Former US Ambassador to the UN gave her 10c worth on coronavirus from the perspective of having been a governor herself. What she says is not dissimilar to that of Australia and the federal-state relationship.
“Overheated critics of President Trump accuse him of being an authoritarian. Of not caring about checks and balances, civil rights, and constitutional limits on executive power. And yet, today, many of these same critics demand that he nationalize supply chains, deploy the military on our shores and shut down every town in America. It’s a curious thing.
The coronavirus presents enormous national challenges that call for a strong federal response. But we should not lose sight of the essential role that states and governors must play. America is better served when presidents respect the diversity of states instead of dictating uniform solutions.
As a governor, when you take the oath of office to serve your state, you don’t know what will come your way. During my six years as governor of South Carolina, I dealt with a thousand-year flood, damaging hurricanes, a racially driven church shooting, a white police officer who killed an innocent black victim, and a school shooting.

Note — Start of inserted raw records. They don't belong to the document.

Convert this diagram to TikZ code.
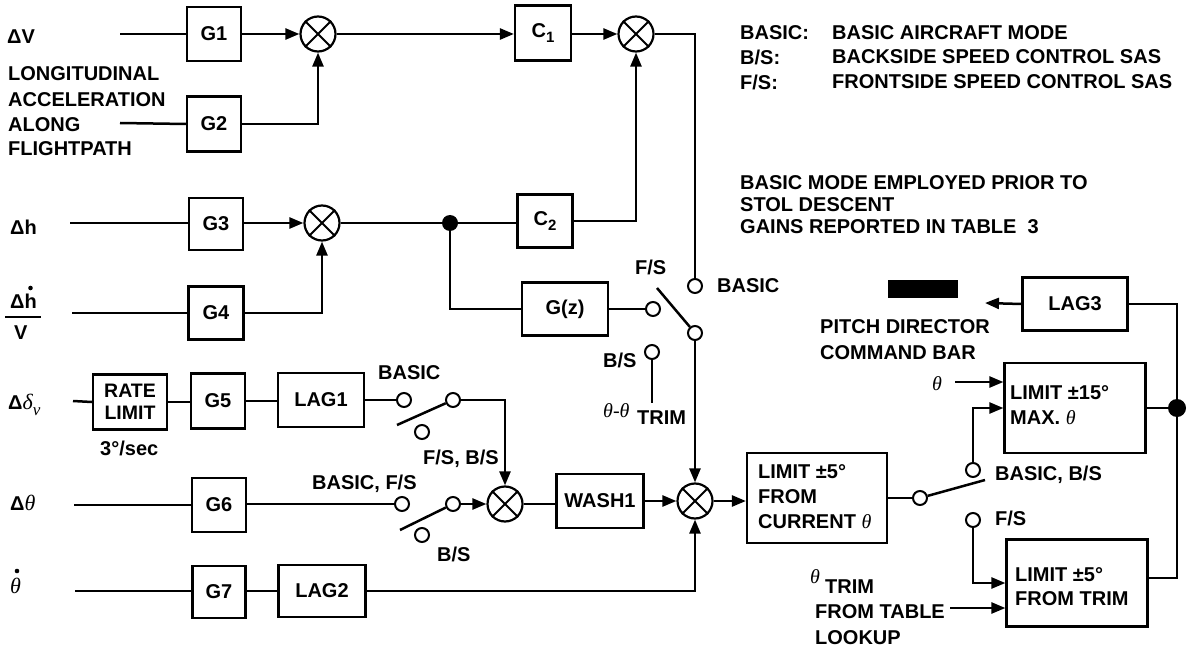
\documentclass[tikz,border=0pt]{standalone}
\usepackage{fontspec}
\setmainfont{Liberation Sans}
\newfontfamily\thf{Liberation Serif}
\usetikzlibrary{arrows.meta}
\newcommand\gi[1]{{\thf\mdseries\itshape #1}}
\newcommand\sumnode[2]{\node[sumc] (#1) at (#2) {};
  \draw[line width=2pt] (#1.45) -- (#1.225) (#1.135) -- (#1.315);}
\begin{document}
\begin{tikzpicture}[x=1pt,y=-1pt,
  every node/.style={font=\fontsize{20}{24}\selectfont\bfseries},
  blk/.style 2 args={draw, line width=2.2pt, minimum width=#1pt, minimum height=#2pt, inner sep=0pt},
  lbl/.style={anchor=west, inner sep=0pt, text depth=0pt},
  sumc/.style={circle, draw, line width=2.2pt, minimum size=35pt, inner sep=0pt, fill=white},
  ct/.style={circle, draw, line width=2pt, minimum size=14pt, inner sep=0pt, fill=white},
  dotc/.style={circle, fill=black, minimum size=#1pt, inner sep=0pt},
  conn/.style={line width=2.5pt},
  arr/.style={line width=2.5pt, -{Triangle[length=14pt,width=11pt]}}
]
\useasboundingbox (0,0) rectangle (1193,652);

% ---------- boxes ----------
\node[blk={54}{54}] (g1) at (214,34) {G1};
\node[blk={54}{55}] (g2) at (214,124) {G2};
\node[blk={56}{55}] (c1) at (543,33) {C\raisebox{-5pt}{\fontsize{15}{15}\selectfont 1}};
\node[blk={54}{52}] (g3) at (216,224) {G3};
\node[blk={55}{53}] (g4) at (216,313) {G4};
\node[blk={55}{53}] (c2) at (545,221) {C\raisebox{-5pt}{\fontsize{15}{15}\selectfont 2}};
\node[blk={86}{53}] (gz) at (565,309) {G(z)};
\node[blk={74}{55}, align=center, font=\fontsize{19.5}{22}\selectfont\bfseries] (rl) at (130,402) {RATE\\LIMIT};
\node[blk={54}{55}] (g5) at (218,401) {G5};
\node[blk={86}{54}] (lag1) at (321,400) {LAG1};
\node[blk={54}{54}] (g6) at (219,505) {G6};
\node[blk={53}{52}] (g7) at (219,592) {G7};
\node[blk={87}{52}] (lag2) at (322,591) {LAG2};
\node[blk={87}{54}] (wash) at (600,501) {WASH1};
\node[blk={140}{90}] (l5c) at (817,498) {};
\node[blk={105}{53}] (lag3) at (1075,304) {LAG3};
\node[blk={141}{90}] (l15) at (1075,408) {};
\node[blk={141}{87}] (l5t) at (1077,583) {};

\node[lbl] at (758,472) {LIMIT ±5°};
\node[lbl] at (758,497) {FROM};
\node[lbl] at (758,522) {CURRENT \gi{θ}};
\node[lbl] at (1010,393) {LIMIT ±15°};
\node[lbl] at (1010,418) {MAX. \gi{θ}};
\node[lbl] at (1015,575) {LIMIT ±5°};
\node[lbl] at (1015,599) {FROM TRIM};

% ---------- summing junctions ----------
\sumnode{s1}{318,34}
\sumnode{s2}{636,34}
\sumnode{s3}{322,223}
\sumnode{s4}{505,504}
\sumnode{s5}{695,501}

% ---------- dots ----------
\node[dotc=16] (j1) at (450,223) {};
\node[dotc=18] (j2) at (1177,408) {};

% ---------- switch contacts ----------
\node[ct] (cb1) at (404,400) {};
\node[ct] (p1) at (453,400) {};
\node[ct] (co1) at (422,432) {};
\node[ct] (c6) at (402,504) {};
\node[ct] (p2) at (453,504) {};
\node[ct] (co2) at (422,535) {};
\node[ct] (cfs) at (653,309) {};
\node[ct] (cbas) at (695,286) {};
\node[ct] (cbs) at (652,352) {};
\node[ct] (pm) at (695,333) {};
\node[ct] (p3) at (920,498) {};
\node[ct] (cBB) at (973,470) {};
\node[ct] (cFS) at (973,520) {};

% ---------- free ends ----------
\coordinate (iDV) at (120,34);
\coordinate (iLA) at (120,123);
\coordinate (iDh) at (70,223);
\coordinate (iDhv) at (72,313);
\coordinate (iDd) at (73,401);
\coordinate (iDt) at (74,505);
\coordinate (iTd) at (75,591);
\coordinate (b1) at (397,425);
\coordinate (b2) at (400,530);
\coordinate (bm) at (657,288);
\coordinate (b3) at (985,480);
\coordinate (trimEnd) at (652,403);
\coordinate (thIn) at (955,382);
\coordinate (tblIn) at (950,608);
\coordinate (barPt) at (985,303);

% ---------- connectors ----------
\draw[conn] (iDV) -- (g1.west);
\draw[arr] (g1.east) -- (s1.west);
\draw[conn] (iLA) -- (g2.west);
\draw[arr] (g2.east) -| (s1.south);
\draw[arr] (s1.east) -- (s1.east -| c1.west);
\draw[arr] (c1.east |- s2) -- (s2.west);
\draw[conn] (s2.east) -| (cbas.north);

\draw[conn] (iDh) -- (iDh -| g3.west);
\draw[arr] (g3.east |- s3) -- (s3.west);
\draw[conn] (iDhv) -- (g4.west);
\draw[arr] (g4.east) -| (s3.south);
\draw[conn] (s3.east) -- (j1);
\draw[conn] (j1) -- (j1 -| c2.west);
\draw[arr] (c2.east) -| (s2.south);
\draw[conn] (j1) |- (gz.west);
\draw[conn] (gz.east) -- (cfs);
\draw[conn] (bm) -- (pm);
\draw[conn] (cbs.south) -- (trimEnd);
\draw[arr] (pm.south) -- (s5.north);

\draw[conn] (iDd) -- (rl.west);
\draw[conn] (rl.east) -- (rl.east -| g5.west);
\draw[conn] (g5.east) -- (g5.east -| lag1.west);
\draw[conn] (lag1.east |- cb1) -- (cb1);
\draw[conn] (b1) -- (p1);
\draw[arr] (p1.east) -| (s4.north);

\draw[conn] (iDt) -- (g6.west);
\draw[conn] (g6.east |- c6) -- (c6);
\draw[conn] (b2) -- (p2);
\draw[arr] (p2.east) -- (s4.west);
\draw[conn] (s4.east) -- (s4.east -| wash.west);
\draw[arr] (wash.east |- s5) -- (s5.west);

\draw[conn] (iTd) -- (iTd -| g7.west);
\draw[conn] (g7.east |- lag2) -- (lag2.west);
\draw[arr] (lag2.east) -| (s5.south);

\draw[arr] (s5.east) -- (s5.east -| l5c.west);
\draw[conn] (l5c.east |- p3) -- (p3);
\draw[conn] (p3) -- (b3);
\draw[arr] (cBB.north) |- (l15.west);
\draw[arr] (thIn) -- (thIn -| l15.west);
\draw[conn] (l15.east |- j2) -- (j2);
\draw[conn] (j2) |- (lag3.east);
\draw[conn] (j2) |- ([yshift=5pt]l5t.east);
\draw[arr] (cFS.south) |- (l5t.west);
\draw[arr] (tblIn) -- (tblIn -| l5t.west);
\draw[arr] (lag3.west) -- (barPt);
\fill (888,280) rectangle (958,298);

% ---------- labels ----------
\node[lbl] at (7,37) {ΔV};
\node[lbl] at (8,74) {LONGITUDINAL};
\node[lbl] at (8,100) {ACCELERATION};
\node[lbl] at (8,125) {ALONG};
\node[lbl] at (8,149) {FLIGHTPATH};
\node[lbl] at (10,227) {Δh};
\node[lbl] at (10,301) {Δh};
\fill (30.5,288) circle (2.3);
\draw[line width=2pt] (5,317) -- (41,317);
\node[lbl] at (14,333) {V};
\node[lbl] at (8,402) {Δ\gi{\fontsize{22}{24}\selectfont δ}\raisebox{-6pt}{\gi{\fontsize{17}{17}\selectfont ν}}};
\node[lbl] at (100,448) {3°/sec};
\node[lbl] at (10,503) {Δ\gi{\fontsize{22}{24}\selectfont θ}};
\node[lbl] at (10,586) {\gi{\fontsize{22}{24}\selectfont θ}};
\fill (17,571) circle (2.3);

\node[lbl] at (378,373) {BASIC};
\node[lbl] at (423,457) {F/S, B/S};
\node[lbl] at (312,482) {BASIC, F/S};
\node[lbl] at (437,554) {B/S};
\node[lbl] at (635,267) {F/S};
\node[lbl] at (717,286) {BASIC};
\node[lbl] at (603,360) {B/S};
\node[lbl] at (603,411) {\gi{θ-θ}};
\node[lbl] at (637,418) {TRIM};

\node[lbl] at (740,33) {BASIC:};
\node[lbl] at (740,57) {B/S:};
\node[lbl] at (740,82) {F/S:};
\node[lbl] at (832,33) {BASIC AIRCRAFT MODE};
\node[lbl] at (832,57) {BACKSIDE SPEED CONTROL SAS};
\node[lbl] at (832,82) {FRONTSIDE SPEED CONTROL SAS};
\node[lbl] at (740,183) {BASIC MODE EMPLOYED PRIOR TO};
\node[lbl] at (740,205) {STOL DESCENT};
\node[lbl] at (740,227) {GAINS REPORTED IN TABLE\ \ 3};

\node[lbl] at (820,327) {PITCH DIRECTOR};
\node[lbl] at (820,353) {COMMAND BAR};
\node[lbl] at (932,384) {\gi{θ}};
\node[lbl] at (995,473) {BASIC, B/S};
\node[lbl] at (995,518) {F/S};
\node[lbl] at (810,577) {\gi{θ}};
\node[lbl] at (825,587) {TRIM};
\node[lbl] at (815,612) {FROM TABLE};
\node[lbl] at (815,638) {LOOKUP};
\end{tikzpicture}
\end{document}
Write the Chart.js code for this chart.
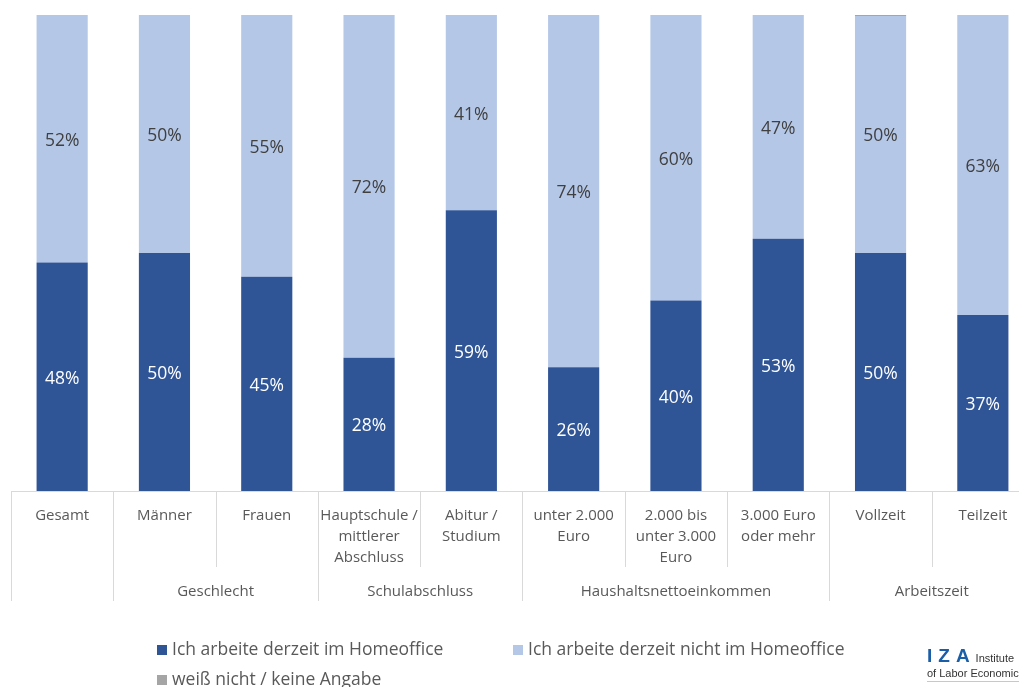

When times were calm, we would try to get ahead of the curve, holding regular meetings with my emergency team to make sure we were up-to-date on supplies, procedures, logistics and technology. We learned the importance of planning and to control what we could.
I was a Republican governor with a Democrat in the White House. We disagreed on most policy matters, but we put those differences aside to serve the immediate needs of our joint constituents. You don’t serve your people if you let politics get in the way.
If you know a crisis is coming, one of the first things a governor will do is reach out to the White House to coordinate F.E.M.A. relief before it hits. Then, when the trouble arrives, everyone is on the same page.
F.E.M.A. typically sends a liaison who coordinates efforts and assesses vulnerabilities. It’s technical stuff. It requires knowing your own state and building a relationship with those on the federal level who apportion resources. It takes time, effort and foresight.
Once a crisis hits, state responsibility is primary. The federal government can provide crucial resources, but the burden is on the governor and her team to distribute them. No two states are alike, and blanket approaches won’t work.
In today’s crisis, governors from both parties have exemplified strong leadership. They know their residents and their state’s needs better than anyone in the federal government. In the state-federal partnership, governors are in the best position to control what happens on the ground, better than any president could be.
Governors know their state’s mayors and local officials who facilitate aid distribution. They know their local national guard leadership, which in many cases provides essential logistical support. They know their business leaders, who are being called on to uproot their production and services while keeping as many people employed as possible. They know their hospital administrators, who have eyes on the front-line heroes in this war. And they know the leaders of their faith communities, who often spearhead life-saving humanitarian projects.
As our highest nationally elected leader, of course President Trump has enormous responsibility in this unprecedented crisis, and he is marshaling the federal response on a massive scale. But in implementing plans to save people’s lives and keep our economy afloat, look no further than the governors.
They have complicated and difficult jobs. In this crisis, as in any, some are showing their competence and leadership, while others are revealing their shortcomings. It’s true that states shouldn’t have to compete, to bid against each other for supplies at inflated prices. And party politics shouldn’t factor in disbursing federal resources to states. But, most often, this is not the case. Governors who complain about the Trump administration are, in some cases, attempting to distract from their own failures to plan and execute.
Governors are the most successful when they are given the flexibility to lead. The federal government can provide the resources, but it should not take away too much flexibility. New York is not New Mexico. South Dakota is not South Carolina.
Our Constitution has it right: Keep control and decision making close to the people. We are seeing that play out in every state today. We face a painful challenge, but we will get through it. When we do, we will look back and see that governors rose to meet the challenge, and they did it best when Washington did not impose too much on them.”